- **EXERCISE INSTRUCTIONS**:
Filter for the word "page" and keep each matching line.

- **MATERIAL**:
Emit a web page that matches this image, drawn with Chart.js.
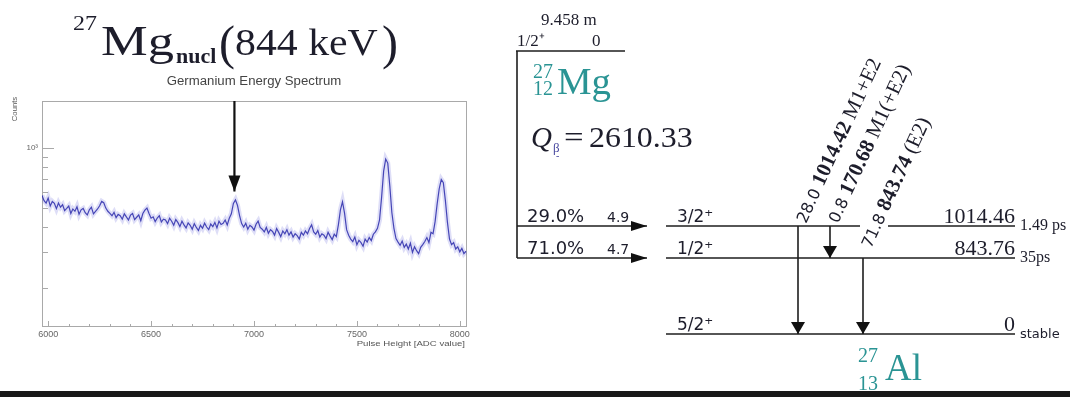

==

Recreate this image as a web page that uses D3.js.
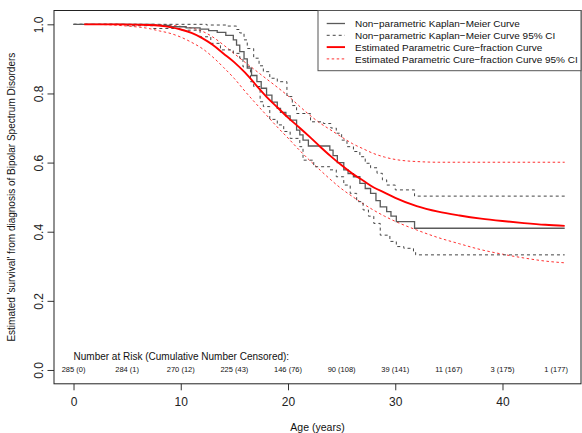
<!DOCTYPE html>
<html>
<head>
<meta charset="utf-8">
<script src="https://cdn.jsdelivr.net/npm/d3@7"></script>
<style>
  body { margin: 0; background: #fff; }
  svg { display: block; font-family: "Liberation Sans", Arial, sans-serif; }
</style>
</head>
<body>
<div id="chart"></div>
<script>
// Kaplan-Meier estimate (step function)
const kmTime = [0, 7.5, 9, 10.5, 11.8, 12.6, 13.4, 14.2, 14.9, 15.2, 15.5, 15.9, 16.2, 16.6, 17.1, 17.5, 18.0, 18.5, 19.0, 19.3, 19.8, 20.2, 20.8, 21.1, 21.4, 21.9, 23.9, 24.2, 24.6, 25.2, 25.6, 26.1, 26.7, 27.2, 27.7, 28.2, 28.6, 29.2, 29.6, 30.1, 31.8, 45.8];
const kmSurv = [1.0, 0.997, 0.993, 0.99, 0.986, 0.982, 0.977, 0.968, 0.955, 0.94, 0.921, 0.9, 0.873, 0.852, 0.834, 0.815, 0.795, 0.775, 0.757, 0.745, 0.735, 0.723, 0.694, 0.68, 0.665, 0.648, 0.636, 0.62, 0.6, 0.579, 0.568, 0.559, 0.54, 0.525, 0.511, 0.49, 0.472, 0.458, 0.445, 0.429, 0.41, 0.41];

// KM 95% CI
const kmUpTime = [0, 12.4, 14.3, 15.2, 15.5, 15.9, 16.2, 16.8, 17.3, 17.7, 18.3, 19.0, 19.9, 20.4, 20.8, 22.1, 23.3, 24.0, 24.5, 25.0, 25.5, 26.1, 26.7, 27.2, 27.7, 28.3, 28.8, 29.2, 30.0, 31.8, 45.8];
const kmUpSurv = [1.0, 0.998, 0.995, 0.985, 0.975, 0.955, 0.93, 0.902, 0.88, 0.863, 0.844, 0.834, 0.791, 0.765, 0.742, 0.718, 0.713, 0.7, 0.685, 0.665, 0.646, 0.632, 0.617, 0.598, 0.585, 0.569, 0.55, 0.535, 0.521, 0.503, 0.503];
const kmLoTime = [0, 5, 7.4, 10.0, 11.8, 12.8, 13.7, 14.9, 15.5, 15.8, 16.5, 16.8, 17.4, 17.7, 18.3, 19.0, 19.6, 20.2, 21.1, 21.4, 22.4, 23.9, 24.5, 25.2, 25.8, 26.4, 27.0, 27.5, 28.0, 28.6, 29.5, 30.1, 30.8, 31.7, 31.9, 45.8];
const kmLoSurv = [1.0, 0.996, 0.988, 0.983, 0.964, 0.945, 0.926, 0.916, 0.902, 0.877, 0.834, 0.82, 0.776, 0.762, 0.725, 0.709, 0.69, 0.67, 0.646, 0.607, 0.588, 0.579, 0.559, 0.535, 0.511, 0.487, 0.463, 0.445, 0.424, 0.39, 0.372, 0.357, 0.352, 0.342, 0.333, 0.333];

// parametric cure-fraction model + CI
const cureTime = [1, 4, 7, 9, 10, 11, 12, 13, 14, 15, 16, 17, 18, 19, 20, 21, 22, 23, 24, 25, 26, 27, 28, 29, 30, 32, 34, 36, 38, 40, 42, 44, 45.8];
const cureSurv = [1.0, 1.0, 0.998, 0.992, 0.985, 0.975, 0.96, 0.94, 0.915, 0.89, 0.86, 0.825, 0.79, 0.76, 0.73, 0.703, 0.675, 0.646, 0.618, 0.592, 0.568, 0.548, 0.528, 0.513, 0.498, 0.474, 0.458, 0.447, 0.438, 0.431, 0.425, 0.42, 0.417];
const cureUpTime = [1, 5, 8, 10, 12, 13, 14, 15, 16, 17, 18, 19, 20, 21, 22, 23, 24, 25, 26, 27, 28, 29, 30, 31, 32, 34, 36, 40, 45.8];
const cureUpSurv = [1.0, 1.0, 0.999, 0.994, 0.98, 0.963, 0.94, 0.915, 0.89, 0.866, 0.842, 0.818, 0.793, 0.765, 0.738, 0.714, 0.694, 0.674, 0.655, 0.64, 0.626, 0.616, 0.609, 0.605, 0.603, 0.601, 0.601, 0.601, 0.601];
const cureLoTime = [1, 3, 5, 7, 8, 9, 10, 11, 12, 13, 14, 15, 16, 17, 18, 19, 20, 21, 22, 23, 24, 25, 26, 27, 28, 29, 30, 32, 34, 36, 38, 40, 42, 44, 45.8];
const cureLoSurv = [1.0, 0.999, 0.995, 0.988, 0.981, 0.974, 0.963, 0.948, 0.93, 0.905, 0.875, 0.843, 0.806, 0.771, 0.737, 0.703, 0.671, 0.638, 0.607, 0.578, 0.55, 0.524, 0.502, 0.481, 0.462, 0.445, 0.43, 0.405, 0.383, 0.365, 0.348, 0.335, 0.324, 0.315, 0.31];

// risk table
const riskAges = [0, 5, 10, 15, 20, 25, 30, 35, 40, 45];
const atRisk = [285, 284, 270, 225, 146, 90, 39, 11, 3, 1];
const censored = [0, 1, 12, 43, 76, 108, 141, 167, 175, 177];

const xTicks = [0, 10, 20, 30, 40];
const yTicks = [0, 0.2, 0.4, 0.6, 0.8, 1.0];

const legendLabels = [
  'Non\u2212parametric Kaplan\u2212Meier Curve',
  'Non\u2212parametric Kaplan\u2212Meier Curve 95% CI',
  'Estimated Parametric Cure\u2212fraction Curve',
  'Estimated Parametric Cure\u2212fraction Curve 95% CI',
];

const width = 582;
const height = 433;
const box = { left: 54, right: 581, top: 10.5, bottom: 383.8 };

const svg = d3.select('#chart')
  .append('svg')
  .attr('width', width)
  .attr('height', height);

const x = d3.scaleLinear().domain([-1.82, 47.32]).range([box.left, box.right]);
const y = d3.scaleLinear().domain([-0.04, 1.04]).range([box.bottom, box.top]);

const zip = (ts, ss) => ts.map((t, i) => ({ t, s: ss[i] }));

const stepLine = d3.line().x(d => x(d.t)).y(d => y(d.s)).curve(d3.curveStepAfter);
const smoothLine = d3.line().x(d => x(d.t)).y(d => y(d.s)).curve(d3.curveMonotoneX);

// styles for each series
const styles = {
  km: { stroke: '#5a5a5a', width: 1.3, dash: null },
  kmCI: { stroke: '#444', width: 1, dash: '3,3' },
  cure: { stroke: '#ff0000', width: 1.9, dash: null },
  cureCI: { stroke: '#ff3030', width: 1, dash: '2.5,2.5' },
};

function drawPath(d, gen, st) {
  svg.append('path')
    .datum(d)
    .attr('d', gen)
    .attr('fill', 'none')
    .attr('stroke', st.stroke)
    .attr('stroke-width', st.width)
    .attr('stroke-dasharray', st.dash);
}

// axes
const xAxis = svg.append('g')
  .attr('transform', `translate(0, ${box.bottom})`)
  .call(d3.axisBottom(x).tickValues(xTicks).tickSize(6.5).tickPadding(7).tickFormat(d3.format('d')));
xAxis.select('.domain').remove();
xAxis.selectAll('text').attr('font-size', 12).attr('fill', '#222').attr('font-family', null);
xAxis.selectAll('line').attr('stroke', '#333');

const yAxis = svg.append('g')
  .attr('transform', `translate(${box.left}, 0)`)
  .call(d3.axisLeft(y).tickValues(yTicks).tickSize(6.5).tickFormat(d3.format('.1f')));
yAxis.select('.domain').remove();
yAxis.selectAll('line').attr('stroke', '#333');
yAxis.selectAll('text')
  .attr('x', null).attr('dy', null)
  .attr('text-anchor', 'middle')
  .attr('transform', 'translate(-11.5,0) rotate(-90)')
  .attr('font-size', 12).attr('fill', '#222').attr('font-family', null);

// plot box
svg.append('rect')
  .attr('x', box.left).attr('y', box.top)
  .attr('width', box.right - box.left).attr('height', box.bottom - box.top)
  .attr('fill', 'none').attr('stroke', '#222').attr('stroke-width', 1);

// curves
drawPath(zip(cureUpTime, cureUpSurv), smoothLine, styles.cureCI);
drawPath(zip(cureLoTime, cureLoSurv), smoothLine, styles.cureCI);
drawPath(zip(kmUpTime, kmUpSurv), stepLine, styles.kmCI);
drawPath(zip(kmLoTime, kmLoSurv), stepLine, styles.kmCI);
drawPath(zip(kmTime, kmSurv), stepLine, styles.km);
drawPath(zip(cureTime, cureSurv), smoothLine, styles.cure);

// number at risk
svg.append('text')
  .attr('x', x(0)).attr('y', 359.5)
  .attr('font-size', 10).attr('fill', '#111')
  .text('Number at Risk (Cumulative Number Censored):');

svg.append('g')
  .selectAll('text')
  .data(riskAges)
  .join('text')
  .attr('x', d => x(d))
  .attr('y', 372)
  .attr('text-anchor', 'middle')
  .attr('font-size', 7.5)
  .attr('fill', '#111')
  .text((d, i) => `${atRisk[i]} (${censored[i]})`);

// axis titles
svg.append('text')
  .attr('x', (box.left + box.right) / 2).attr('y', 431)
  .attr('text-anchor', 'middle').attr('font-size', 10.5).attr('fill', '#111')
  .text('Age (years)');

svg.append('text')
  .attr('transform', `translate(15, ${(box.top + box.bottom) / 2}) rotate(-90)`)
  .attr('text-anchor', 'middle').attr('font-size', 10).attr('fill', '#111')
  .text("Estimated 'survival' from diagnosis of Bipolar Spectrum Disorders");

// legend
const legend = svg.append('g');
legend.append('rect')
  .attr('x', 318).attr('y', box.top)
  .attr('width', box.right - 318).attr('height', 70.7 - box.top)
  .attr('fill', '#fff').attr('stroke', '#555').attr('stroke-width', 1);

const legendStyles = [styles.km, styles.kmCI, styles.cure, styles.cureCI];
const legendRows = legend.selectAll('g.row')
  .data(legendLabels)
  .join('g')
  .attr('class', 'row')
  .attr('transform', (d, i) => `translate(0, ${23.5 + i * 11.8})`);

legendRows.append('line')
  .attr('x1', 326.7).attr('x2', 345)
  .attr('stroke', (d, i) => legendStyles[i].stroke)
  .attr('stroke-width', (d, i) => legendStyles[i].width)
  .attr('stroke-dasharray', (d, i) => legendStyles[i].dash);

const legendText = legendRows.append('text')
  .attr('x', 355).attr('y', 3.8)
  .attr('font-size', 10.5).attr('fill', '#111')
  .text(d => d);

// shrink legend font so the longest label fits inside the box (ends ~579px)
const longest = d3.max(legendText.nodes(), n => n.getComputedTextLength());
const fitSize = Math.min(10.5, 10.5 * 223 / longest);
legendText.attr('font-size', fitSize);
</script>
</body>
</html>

- **EXERCISE RESPONSE**:
Emit a web page that matches this image, drawn with Chart.js.
Recreate this image as a web page that uses D3.js.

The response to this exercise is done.